Serious Men review: Nawazuddin Siddiqui saves the day for the satire that the movie is

Serious Men is a satire that more people need to see, for more reasons than one. While it has loopholes that one can easily predict, it does mix things up well. Featuring Nawazuddin Siddiqui and M Nasser in pivotal roles, we explore what is more to the movie with this Serious Men review. And well, it does have various layers to it after all.

The movie sees Nawaz play the role of Ayyan Mani, assistant to Arvind Acharya, played by Nasser. What first strikes us, is the establishment of the word, Serious Men. And well, as interesting as it gets, this will begin to sound like an attribute to some, than just a descrptive word by the end of this movie. And rightly so!

What makes it a successful satire is the gap it talks about the caste difference, but there is more to it. For instance, we will learn how the gender perspective here is one that isn’t so strongly put.

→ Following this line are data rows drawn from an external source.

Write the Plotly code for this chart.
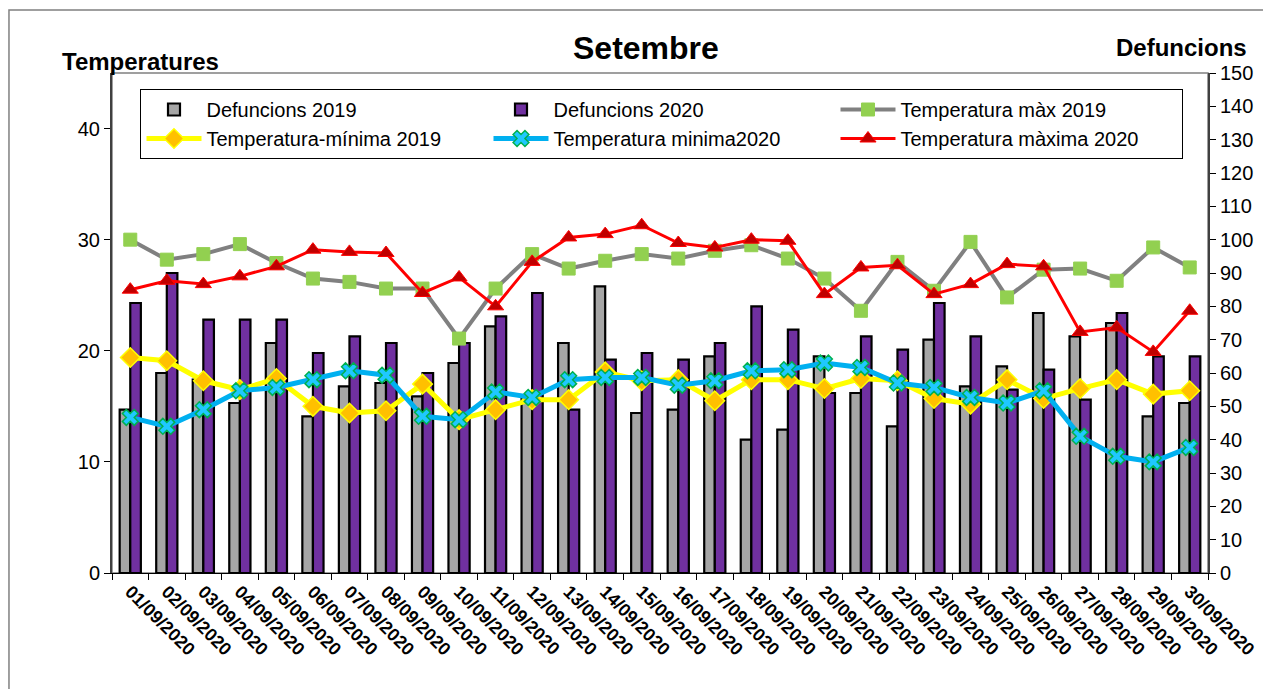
import plotly.graph_objects as go

dates = [f"{d:02d}/09/2020" for d in range(1, 31)]

def_2019 = [49, 60, 58, 51, 69, 47, 56, 57, 53, 63,
            74, 53, 69, 86, 48, 49, 65, 40, 43, 65,
            54, 44, 70, 56, 62, 78, 71, 75, 47, 51]
def_2020 = [81, 90, 76, 76, 76, 66, 71, 69, 60, 69,
            77, 84, 49, 64, 66, 64, 69, 80, 73, 54,
            71, 67, 81, 71, 55, 61, 52, 78, 65, 65]
tmax_2019 = [30.0, 28.2, 28.7, 29.6, 27.9, 26.5, 26.2, 25.6, 25.6, 21.1,
             25.6, 28.7, 27.4, 28.1, 28.7, 28.3, 29.0, 29.5, 28.3, 26.5,
             23.6, 28.0, 25.4, 29.8, 24.8, 27.3, 27.4, 26.3, 29.3, 27.5]
tmin_2019 = [19.4, 19.1, 17.3, 16.5, 17.5, 15.0, 14.4, 14.6, 17.0, 13.8,
             14.7, 15.6, 15.6, 18.1, 17.3, 17.4, 15.5, 17.4, 17.4, 16.6,
             17.5, 17.3, 15.7, 15.2, 17.4, 15.7, 16.6, 17.4, 16.1, 16.4]
tmin_2020 = [14.0, 13.2, 14.7, 16.4, 16.7, 17.4, 18.2, 17.8, 14.1, 13.8,
             16.3, 15.8, 17.4, 17.6, 17.6, 16.9, 17.3, 18.2, 18.3, 18.9,
             18.5, 17.1, 16.7, 15.8, 15.3, 16.4, 12.3, 10.5, 10.0, 11.3]
tmax_2020 = [25.5, 26.3, 26.0, 26.7, 27.6, 29.1, 28.9, 28.8, 25.2, 26.6,
             24.0, 28.0, 30.2, 30.5, 31.3, 29.7, 29.3, 30.0, 29.9, 25.1,
             27.5, 27.7, 25.1, 26.0, 27.8, 27.6, 21.7, 22.1, 19.9, 23.6]

left_ticks = [0, 10, 20, 30, 40]

FONT = "Liberation Sans, Arial, sans-serif"

fig = go.Figure()

fig.add_trace(go.Bar(x=dates, y=def_2019, name="Defuncions 2019", yaxis="y",
                     marker=dict(color="#a6a6a6", line=dict(color="black", width=2.2))))
fig.add_trace(go.Bar(x=dates, y=def_2020, name="Defuncions 2020", yaxis="y",
                     marker=dict(color="#7030a0", line=dict(color="black", width=2.2))))
fig.add_trace(go.Scatter(x=dates, y=tmax_2019, name="Temperatura màx 2019", yaxis="y2",
                         mode="lines+markers",
                         line=dict(color="#808080", width=4),
                         marker=dict(symbol="square", size=13, color="#92d050",
                                     line=dict(color="#92d050", width=1))))
fig.add_trace(go.Scatter(x=dates, y=tmin_2019, name="Temperatura-mínima 2019", yaxis="y2",
                         mode="lines+markers",
                         line=dict(color="#ffff00", width=5),
                         marker=dict(symbol="diamond", size=15, color="#ffc000",
                                     line=dict(color="#ffff00", width=1.5))))
fig.add_trace(go.Scatter(x=dates, y=tmin_2020, name="Temperatura minima2020", yaxis="y2",
                         mode="lines+markers",
                         line=dict(color="#00b0f0", width=5),
                         marker=dict(symbol="x", size=14, color="#1fc8ff",
                                     line=dict(color="#00b050", width=1.5))))
fig.add_trace(go.Scatter(x=dates, y=tmax_2020, name="Temperatura màxima 2020", yaxis="y2",
                         mode="lines+markers",
                         line=dict(color="#ff0000", width=3),
                         marker=dict(symbol="triangle-up", size=14, color="#c00000",
                                     line=dict(color="#ff0000", width=1))))

fig.update_layout(
    width=1255, height=681,
    margin=dict(l=104, r=55, t=65, b=116, autoexpand=False),
    paper_bgcolor="white", plot_bgcolor="white",
    font=dict(family=FONT, color="black"),
    barmode="group", bargap=0.42, bargroupgap=0,
    showlegend=True,
    legend=dict(orientation="h", x=0.026, y=0.968, xanchor="left", yanchor="top",
                bordercolor="black", borderwidth=1, bgcolor="white",
                font=dict(size=20, family=FONT), itemwidth=55,
                entrywidth=277, entrywidthmode="pixels",
                traceorder="normal"),
    xaxis=dict(type="category", range=[-0.5, 29.5], tickangle=45, ticks="outside",
               tickson="boundaries", ticklen=6, tickcolor="black", showline=True,
               linecolor="black", linewidth=1,
               tickfont=dict(size=18, family=FONT, weight="bold"), showgrid=False),
    yaxis=dict(side="right", range=[0, 150], dtick=10, ticks="outside", ticklen=6,
               tickcolor="black", showline=True, linecolor="#404040", linewidth=2,
               tickfont=dict(size=20, family=FONT), showgrid=False, zeroline=False),
    yaxis2=dict(side="left", overlaying="y", range=[0, 45], tickvals=left_ticks,
                ticks="outside", ticklen=6, tickcolor="black", showline=True,
                linecolor="#404040", linewidth=2, tickfont=dict(size=20, family=FONT),
                showgrid=False, zeroline=False),
    shapes=[
        dict(type="rect", xref="paper", yref="paper", x0=0, x1=1, y0=0, y1=1,
             line=dict(color="#808080", width=1.5), layer="below"),
        dict(type="rect", xref="paper", yref="paper", x0=-0.094, x1=1.07, y0=-0.3, y1=1.126,
             line=dict(color="#808080", width=1.5), layer="below"),
    ],
    annotations=[
        dict(text="<b>Setembre</b>", xref="paper", yref="paper", x=0.487, y=1.05,
             xanchor="center", yanchor="middle",
             showarrow=False, font=dict(size=32, family=FONT)),
        dict(text="<b>Temperatures</b>", xref="paper", yref="paper", x=0.026, y=1.022,
             xanchor="center", yanchor="middle",
             showarrow=False, font=dict(size=24, family=FONT)),
        dict(text="<b>Defuncions</b>", xref="paper", yref="paper", x=0.976, y=1.05,
             xanchor="center", yanchor="middle",
             showarrow=False, font=dict(size=24, family=FONT)),
    ],
)

fig.write_html("out.html")
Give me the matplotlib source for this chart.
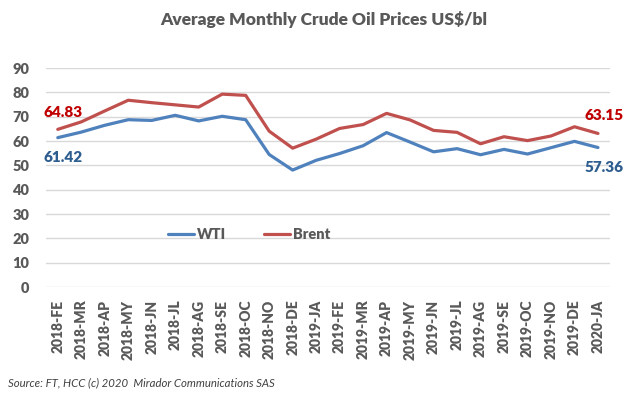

While we are habituated to seeing that happen a little too often, things could have been different here. The film deals with much more than just one topic of satire.

Before reading the Serious Men review further, see the trailer here:

Sudhir Mishra has indeed managed to put together one of his finer works with this one, there are losse ends. Ayyan is well aware of why he is looked down upon Acharya and his likes, and so, he devices a plan. While we barely get to know more about Ayyan’s wife Oja, his son Adi, is a spectacle to look at. (you’ll know why as you watch the film!) 

Serious Men review is incomplete without a mention of Nawazuddin. He is undoubtedly one of the highlights, and it is not even a surprise with his films anymore. The screenplay and writing are set, but we did hope for better in various aspects.

Over the due course, we start off the film hoping that it is going to be a sharp take on all things gender, corruption, and more. However, it fails to stay put to what it set out to achieve, and fails to differentiate between caste and class. None the less, one cannot deny that the first half of the movie is close to impeccable. It is those little things that count for extra points to the Serious Men review.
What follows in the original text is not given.